The open-ended availability of social media, its lack of intervening authority and the sense of empowerment it gives to people are dangerous, Marc Duvoisin, editor of the Express-News said at a Feb. 8 ethics panel in the Fiesta Room in Loftin Student Center.

Duvoisin was one of three speakers at the “Perspectives on How to Use Social Media in Journalism” panel hosted by the Society of Professional Journalist Pro Chapter, coordinated by the SPJ President Mike Drudge with this college.

Other speakers were Joey Palacios, reporter at Texas Public Radio and V. Finster, SAC SPJ student chapter president.

The moderator was Nora Lopez, metro editor at San Antonio Express-News and vice president of programming on the SPJ board.

Before an audience of 30, Lopez said journalists are asked to develop a voice and a little bit of a personality, but at the same time they are cautioned not to offer opinions.

Journalist are asked to be civil, courteous, to not say anything that will reflect back negatively on themselves as well as the paper they represent, she said.

Duvoisin explained how journalists need to be mindful when writing because they’re representing their organization. They’re not to write or say anything that will tarnish them, their organization’s objectivity, judgment or professional integrity.

“Rule of thumb I try to keep in mind is, don’t do anything on social media that you wouldn’t publish on the newspaper, say on the radio, publish on the website, it has to be all the same standard,” Duvoisin said.

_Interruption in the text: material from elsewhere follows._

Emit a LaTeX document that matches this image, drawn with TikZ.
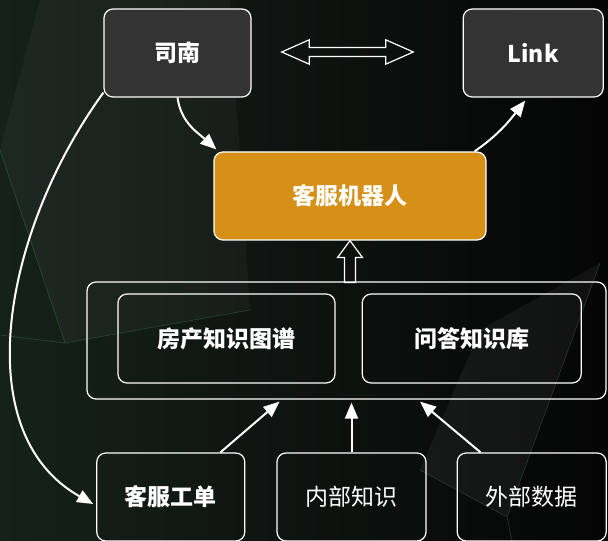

 Palacios said, “That’s actually NPR standard too. If you wouldn’t say it on air, don’t say it on the web in any capacity, even a Facebook comment to someone.”

“Journalist should never put their own views on anything out there that anybody can find, the internet is searchable,” Palacios said.

One of the golden rule is, journalists should make sure their perspective is unbiased when documenting events, keeping opinions to themselves, he said.

Finster a former student and reporter for The Ranger, said students at this college acting Rangers reporters are taught from day one they’re representing the school’s newspaper.

“They’re unbiased and their social media should reflect it,” she said. “I know that I personally had to take all of my bumper stickers off my car.”

“But I’m very careful when I do post I don’t say my own little piece before posting a story,” Finster said. “I typically don’t share opinion pieces, because I feel like if you’re going to share an opinion piece and you’re not going to explain it, people are going to think you side with that opinion.”

In closing, Lopez asked the panel if they would share their best pieces of advice on social media.

“On social media always take the high road,” Duvoisin said. “You’ll never regret taking the high road and refraining from responding. You’ll never regret taking the high road.”

“Don’t ever, ever, ever, ever, show your bias in any way, shape or form, because you are to supposed to be unbiased,” Palacios said. “Do not put your opinion’s out there or on anything.”

“As a student, I learned to take off that hat of having a social media and what that means, removing it and putting on the journalist hat and using it as a tool, writing to inform,” Finster said.